2005-01-31 Thread Joel Aelwyn
On Mon, Jan 31, 2005 at 10:14:12AM -0500, Daniel Burrows wrote:
 On Monday 31 January 2005 10:06 am, Daniel Burrows wrote:
  they is commonly used colloquially
  (at least around here) as a gender-neutral substitute for he or she.
 
   And just to be ultra-clear, I don't mean used by PC people, but rather 
 used in informal speech as the preferred alternative when you don't know the 
 gender of the person to whom you are referring -- much to the dismay of our 
 high school English teachers, who tried their best to get us to use one of 
 the formally correct alternatives.

My high school English teachers (and the spouse who is an English major)
all came to the same conclusion:

*) It would be *best* if English adopted an explicit third-person
gender-neutral pronoun (as opposed to a ungendered one, which is what 'it'
means, and which people find quite offensive because it implies no gender,
rather than an unknown one). By the same token, it should also have a
second person plural, which it lacks... neither of these appear to have
any formal choices that are in fact recognized by anyone who *uses* the
language.

*) English common usage (rather than formal usage) is rapidly and widely
adopting singular they (much like a lot of the country uses y'all,
or you all for those who don't want to sound Southern, for a second
person plural).
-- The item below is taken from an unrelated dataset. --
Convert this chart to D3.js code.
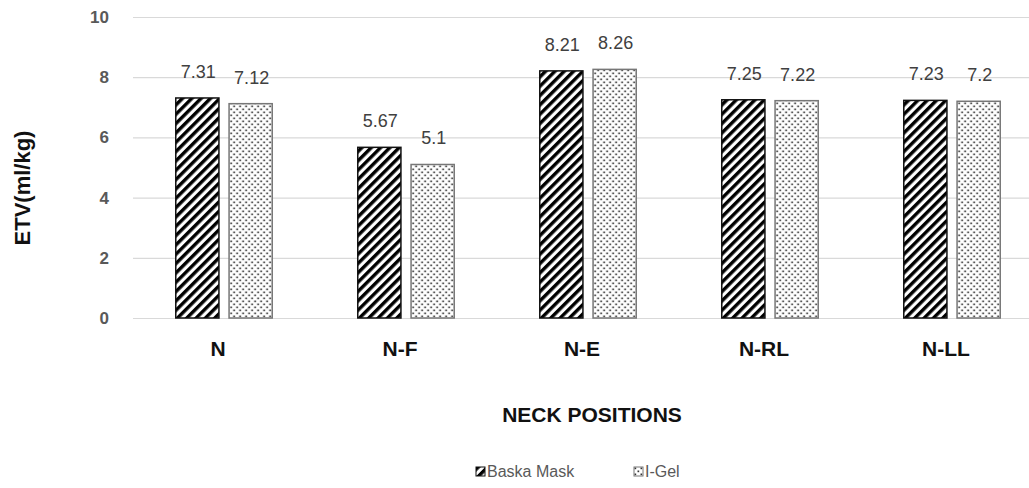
<!DOCTYPE html>
<html>
<head>
<meta charset="utf-8">
<script src="https://cdn.jsdelivr.net/npm/d3@7"></script>
<style>
  body { margin: 0; background: #fff; }
  svg { display: block; }
  text { font-family: "Liberation Sans", Arial, sans-serif; }
  .bold { font-weight: bold; }
</style>
</head>
<body>
<svg width="1029" height="488"></svg>
<script>
// 数据
var categories = ["N", "N-F", "N-E", "N-RL", "N-LL"];
var seriesNames = ["Baska Mask", "I-Gel"];
var baska = [7.31, 5.67, 8.21, 7.25, 7.23];
var igel = [7.12, 5.1, 8.26, 7.22, 7.2];
var yTicks = [0, 2, 4, 6, 8, 10];

var svg = d3.select("svg");

// 图案定义
var defs = svg.append("defs");
var hatch = defs.append("pattern")
    .attr("id", "hatch")
    .attr("patternUnits", "userSpaceOnUse")
    .attr("width", 6.6).attr("height", 6.6)
    .attr("patternTransform", "rotate(45)");
hatch.append("rect").attr("width", 6.6).attr("height", 6.6).attr("fill", "#fff");
hatch.append("rect").attr("width", 3.4).attr("height", 6.6).attr("fill", "#000");

var dots = defs.append("pattern")
    .attr("id", "dots")
    .attr("patternUnits", "userSpaceOnUse")
    .attr("width", 6).attr("height", 6);
dots.append("rect").attr("width", 6).attr("height", 6).attr("fill", "#fff");
dots.append("rect").attr("x", 0.5).attr("y", 0.5).attr("width", 1.7).attr("height", 1.7).attr("fill", "#333");
dots.append("rect").attr("x", 3.5).attr("y", 3.5).attr("width", 1.7).attr("height", 1.7).attr("fill", "#333");

var fills = ["url(#hatch)", "url(#dots)"];
var strokes = ["#111", "#777"];

// 比例尺
var x0 = d3.scaleBand().domain(categories).range([133, 1043])
    .paddingInner(0.47).paddingOuter(0.235);
var x1 = d3.scaleBand().domain(seriesNames).range([0, x0.bandwidth()])
    .paddingInner(0.19).paddingOuter(0);
var y = d3.scaleLinear().domain([0, 10]).range([318, 17]);

// 网格线
svg.append("g").selectAll("line")
    .data(yTicks)
    .enter().append("line")
    .attr("x1", 133).attr("x2", 1029)
    .attr("y1", function(d) { return y(d) + 0.5; })
    .attr("y2", function(d) { return y(d) + 0.5; })
    .attr("stroke", "#d9d9d9")
    .attr("stroke-width", 1.2);

// y轴刻度
svg.append("g").selectAll("text")
    .data(yTicks)
    .enter().append("text")
    .attr("class", "bold")
    .attr("x", 109)
    .attr("y", function(d) { return y(d) + 6; })
    .attr("text-anchor", "end")
    .attr("font-size", 17)
    .attr("fill", "#595959")
    .text(function(d) { return d; });

// 数据
var rows = categories.map(function(c, i) {
    return { cat: c, vals: [{ s: seriesNames[0], v: baska[i], k: 0 }, { s: seriesNames[1], v: igel[i], k: 1 }] };
});

var group = svg.append("g").selectAll("g")
    .data(rows)
    .enter().append("g")
    .attr("transform", function(d) { return "translate(" + x0(d.cat) + ",0)"; });

group.selectAll("rect")
    .data(function(d) { return d.vals; })
    .enter().append("rect")
    .attr("x", function(d) { return x1(d.s); })
    .attr("y", function(d) { return y(d.v); })
    .attr("width", x1.bandwidth())
    .attr("height", function(d) { return y(0) - y(d.v); })
    .attr("fill", function(d) { return fills[d.k]; })
    .attr("stroke", function(d) { return strokes[d.k]; })
    .attr("stroke-width", 1.5);

// 数据标签
group.selectAll("text")
    .data(function(d) { return d.vals; })
    .enter().append("text")
    .attr("x", function(d) { return x1(d.s) + x1.bandwidth() / 2 + 1; })
    .attr("y", function(d) { return y(d.v) - 20; })
    .attr("text-anchor", "middle")
    .attr("font-size", 18)
    .attr("fill", "#404040")
    .text(function(d) { return d.v; });

// 类别标签
svg.append("g").selectAll("text")
    .data(categories)
    .enter().append("text")
    .attr("class", "bold")
    .attr("x", function(d) { return x0(d) + x0.bandwidth() / 2 - 6; })
    .attr("y", 356)
    .attr("text-anchor", "middle")
    .attr("font-size", 21)
    .attr("fill", "#111")
    .text(function(d) { return d; });

// 轴标题
svg.append("text")
    .attr("class", "bold")
    .attr("x", 592).attr("y", 422)
    .attr("text-anchor", "middle")
    .attr("font-size", 21)
    .attr("fill", "#111")
    .text("NECK POSITIONS");

svg.append("text")
    .attr("class", "bold")
    .attr("transform", "translate(30,188) rotate(-90)")
    .attr("text-anchor", "middle")
    .attr("font-size", 22)
    .attr("fill", "#111")
    .text("ETV(ml/kg)");

// 图例
var legendX = [476, 634];
var legend = svg.append("g").selectAll("g")
    .data(seriesNames)
    .enter().append("g")
    .attr("transform", function(d, i) { return "translate(" + legendX[i] + ",467)"; });

legend.append("rect")
    .attr("width", 9).attr("height", 9)
    .attr("fill", function(d, i) { return fills[i]; })
    .attr("stroke", function(d, i) { return strokes[i]; })
    .attr("stroke-width", 1);

legend.append("text")
    .attr("x", 11).attr("y", 10)
    .attr("font-size", 16)
    .attr("fill", "#595959")
    .text(function(d) { return d; });
</script>
</body>
</html>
This may be offensive to purists, but frankly, purists
shouldn't be speaking English in the first place. It's a terrible language
for purity. :)

The second point above means, very simply, that it is an evolving language,
and the people using the language have found a way to answer their need for
having a way to refer to a third party of an unknown or unspecified gender.
And this isn't just PC-speak; it can be found far more widely than it used
to be, and much more casually.

Certainly, the rules for writing business memos at my employer strongly
imply (though they don't come out and say it) that using he is considered
to be reinforcing a discrimination of language in connotation, *whatever*
the denotation may be, and is to be avoided - whether by using a specific
noun (the customer, the employee), singular they (if you can't read
the sentance out loud with a straight face, this is a bad choice), or
restructuring the sentance to not need a pronoun in that spot.

The first of those tends to get clumsy quickly; the latter is one of the
only real, workable solutions that doens't piss off one camp or the other,
because it avoids the situation entirely.
-- 
Joel Aelwyn [EMAIL PROTECTED]   ,''`.